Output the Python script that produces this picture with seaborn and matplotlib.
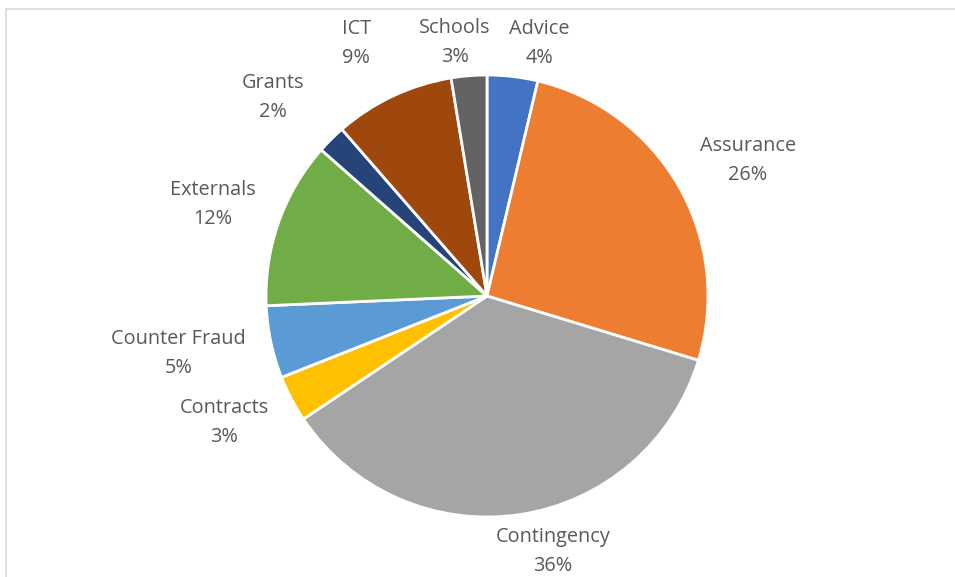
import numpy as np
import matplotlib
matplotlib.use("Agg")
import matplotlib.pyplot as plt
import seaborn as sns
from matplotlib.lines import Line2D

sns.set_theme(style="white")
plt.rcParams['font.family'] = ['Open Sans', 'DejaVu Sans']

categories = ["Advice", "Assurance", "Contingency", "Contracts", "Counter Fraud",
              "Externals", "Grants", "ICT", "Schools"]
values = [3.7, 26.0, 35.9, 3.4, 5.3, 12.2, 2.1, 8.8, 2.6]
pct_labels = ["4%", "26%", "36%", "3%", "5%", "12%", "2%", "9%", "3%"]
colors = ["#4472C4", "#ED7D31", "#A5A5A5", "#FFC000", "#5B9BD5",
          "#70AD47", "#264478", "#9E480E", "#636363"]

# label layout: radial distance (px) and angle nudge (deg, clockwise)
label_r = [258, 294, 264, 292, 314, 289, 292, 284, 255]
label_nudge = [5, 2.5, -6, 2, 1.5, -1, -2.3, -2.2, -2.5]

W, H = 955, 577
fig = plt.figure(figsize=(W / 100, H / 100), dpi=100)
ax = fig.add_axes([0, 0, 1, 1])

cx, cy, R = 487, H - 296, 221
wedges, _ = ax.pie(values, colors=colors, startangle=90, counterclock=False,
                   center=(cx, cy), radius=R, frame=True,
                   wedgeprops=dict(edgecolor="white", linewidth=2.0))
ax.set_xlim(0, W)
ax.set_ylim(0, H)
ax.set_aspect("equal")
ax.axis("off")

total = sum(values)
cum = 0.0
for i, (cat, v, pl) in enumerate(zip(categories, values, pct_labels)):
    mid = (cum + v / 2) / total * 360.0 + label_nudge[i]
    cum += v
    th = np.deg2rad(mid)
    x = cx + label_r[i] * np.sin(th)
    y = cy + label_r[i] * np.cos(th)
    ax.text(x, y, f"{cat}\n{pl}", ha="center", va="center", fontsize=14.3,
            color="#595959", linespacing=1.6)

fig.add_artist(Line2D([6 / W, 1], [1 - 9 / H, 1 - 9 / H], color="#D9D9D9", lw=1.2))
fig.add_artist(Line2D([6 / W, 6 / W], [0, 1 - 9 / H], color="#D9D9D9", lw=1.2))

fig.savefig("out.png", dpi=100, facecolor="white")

» **Exercise objective**
Restate only the lines running from the start of the material above through the line containing "plt.rcParams['font.family'] = ['Open", ends included. No pictures.

» **Result below**
Output the Python script that produces this picture with seaborn and matplotlib.
import numpy as np
import matplotlib
matplotlib.use("Agg")
import matplotlib.pyplot as plt
import seaborn as sns
from matplotlib.lines import Line2D

sns.set_theme(style="white")
plt.rcParams['font.family'] = ['Open Sans', 'DejaVu Sans']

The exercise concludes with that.